I finished up the anime version of Kuroshitsuji last night. No vampires here but gosh darn it if the Butler in question, Sebastian Michaelis, isn’t every bit as dark and seductive as you want him to be. As I explained in an earlier post on the manga, the brilliance of Kuroshitsuji lies in a pun. The back of vol. 1 of Black Butler, the translated version of Kuroshitsuji, provides the following helpful explanation: “In Japanese, Sebastian’s catchphrase—‘I am just a butler’— reads aku made shitsuji desu. Here, by substituting akuma de for aku made in the writing of the phrase, the literal meaning becomes, ‘I am a devil and a butler,’ or ‘I am a devil of a butler,’ even though it is pronounced exactly the same.”

The difference cannot be heard, it can only be seen in writing, a matter of shifting the spacing of two letters. So, every time Sebastian, the butler of 12-year old Ceil, the last Earl of Phatomhive, performs some miraculous feat, and he is asked “What are you?!?!!?,” Sebastian smiles and says “I’m just a butler.” But the joke is that there is no way for us to tell if Sebastian is saying he’s just a butler or, in fact, confessing that he is a demon. And both are true because Ceil has sold Sebastian his soul in exchange for preserving his life until he has had revenge on those who murdered his parents and sold him into slavery.

Of course, the joke is not as funny translated into English. The clumsiest translation I’ve seen is “I’m just a demon and a butler.” But that’s no fun at all. The manga translation goes with “I’m a devil of a butler.” Better, but not great. I was pleased to see that the translator for the subs used my favorite: “I’m just one hell of a butler.”

The anime version has the same dark charm as the manga—a Victorian setting, a wonderfully convoluted plot involving secret societies and people in masks, a Jack-the-Ripper sub-plot, etc. Really, any series that uses Shinigami (death gods – you know, with scythes?) as comic relief has got to be a bit grim. Alas, if I were to go into why the series as a whole was so satisfying, I’d have to give away the end and I don’t want to do it because the end really is worth it.

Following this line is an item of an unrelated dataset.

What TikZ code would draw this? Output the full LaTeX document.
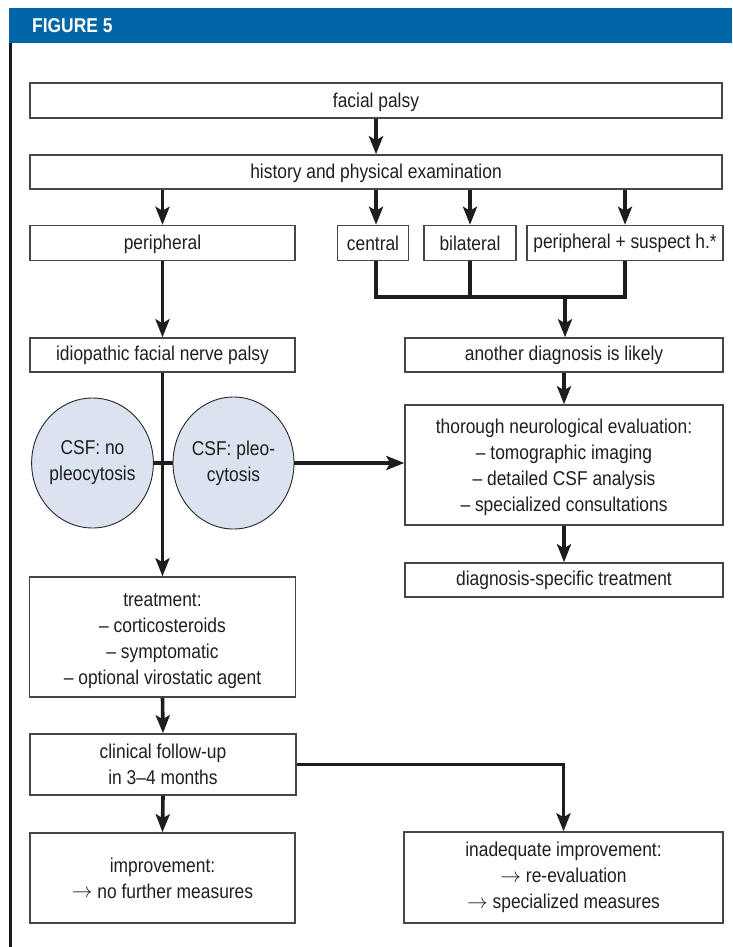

Kuroshitsuji does, however, give me an occasion to ponder a bit about another recent trope in supernatural/science fiction/ fantasy thrillers. I’ve written before about what seems to be a trend in secular narratives to portray Judas in a sympathetic light—this odd notion that he’s just gotten a bum wrap and is somehow more faithful than the faithful. Concomitant to that might be representations of angels as bitter/jealous to the point of insanity because they can’t figure out why God tolerates sinful humans or why God would create humans when he already has them. Legion would be a recent example. It doesn’t give much away to say that while Ceil has his demonic butler Sebastian, always dressed in black, another character has a maid called Angela, a vision in white. The minute she is introduced, it’s pretty clear that a) she is not all she seems, b) Sebastian doesn’t like her one bit and c) she must be an angel. These two are destined to tangle again. And indeed, in the final plot arc, Angela describes Sebastian and herself as extremes: dark-light, night-dawn, male-female, etc.

The question is, however, what exactly does Angela mean when she says that all things of the dark must come into the light? At first it would seem that she wishes to free Ciel from his fate—that somehow she can break the contract he holds with Sebastian so that he will not be able to consume his soul at the end of their bargain. When it is suggested at about midway through that Angela is associated with the same sinister cult that was involved with the murder of Ciel’s parents, it is no longer clear what her designs might be. Moreover, if Angela’s purification is actually a fire that purifies by destroying as opposed to refining, and if she is Sebastian’s opposite, what does that mean for Sebastian’s character? Is he actually better than we thought? Another “misunderstood” demon? Will he come to care for Ciel and cancel the contract on his own volition? The series does a great job at keeping these tensions in play.

What I really want to know, though, is how new a development is the trope of the disgruntled angel? Is this a recent development or are there older precedents for this? My memory of Paradise Lost isn’t good enough to remember how Milton portrays the angels. My hunch would be to say that it’s a twentieth-century notion. But I wonder if this might be a question grounded in the cultural differences between Japan and America too.

Alas, I have no answer for you here but watch Kuroshitsuji and see what you think of the series’ ending for youself.